The inspiration for this post is a situation where having the string "OR" or "AND" as an input to a piece of SAS Macro code, breaking a program that I had written. Here is a simplified example of what I was doing:

%macro test;
    %let doms=GE GT NE LT LE AND OR;
    %let lv_count=1;
    %do %while (%scan(&doms,&lv_count,' ') ne );
        %put &lv_count;
        %let lv_count=%eval(&lv_count+1);
    %end;
%mend test;

%test;

The loop proceeds well until the string "AND" is met and "OR" has the same effect. The result is the following message appears in the log:

ERROR: A character operand was found in the %EVAL function or %IF condition where a numeric operand is required. The condition was: %scan(&doms,&lv_count,' ') ne
ERROR: The condition in the %DO %WHILE loop, , yielded an invalid or missing value, . The macro will stop executing.
ERROR: The macro TEST will stop executing.
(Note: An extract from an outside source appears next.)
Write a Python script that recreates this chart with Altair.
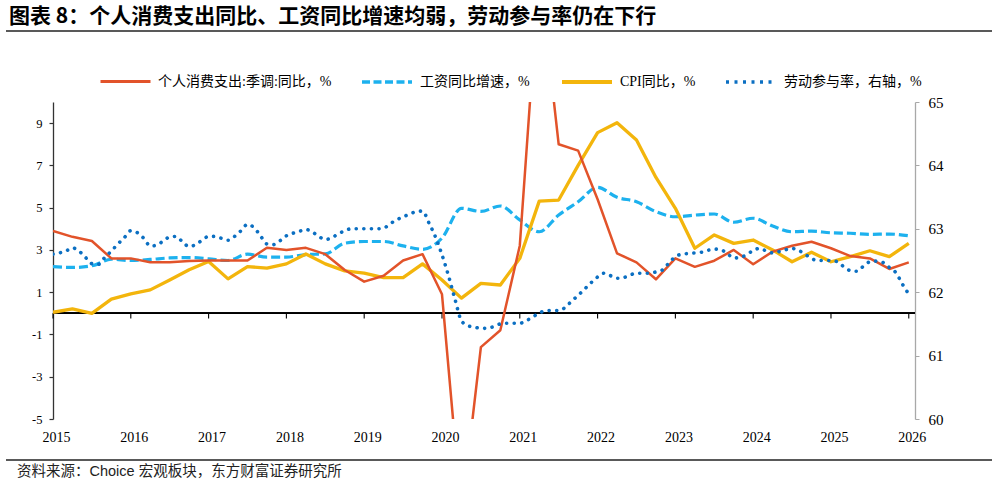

Both AND & OR (case doesn't matter, but I am sticking with upper case for sake of clarity) seem to be reserved words in a macro DO WHILE loop, while equality mnemonics like GE cause no problem. Perhaps, the fact that and equality operator is already in the expression helps. Regardless, the fix is simple:

%macro test;
    %let doms=GE GT NE LT LE AND OR;
    %let lv_count=1;
    %do %while ("%scan(&doms,&lv_count,' ')" ne "");
        %put &lv_count;
        %let lv_count=%eval(&lv_count+1);
    %end;
%mend test;

%test;

Now none of the strings extracted from the macro variable &DOMS will appear as bare words and confuse the SAS Macro processor, but you do have to make sure that you are testing for the null string ("" or '') or you'll send your program into an infinite loop, always a potential problem with DO WHILE loops so they need to be used with care. All in all, an odd-looking message gets an easy solution without recourse to macro quoting functions like %NRSTR or %SUPERQ.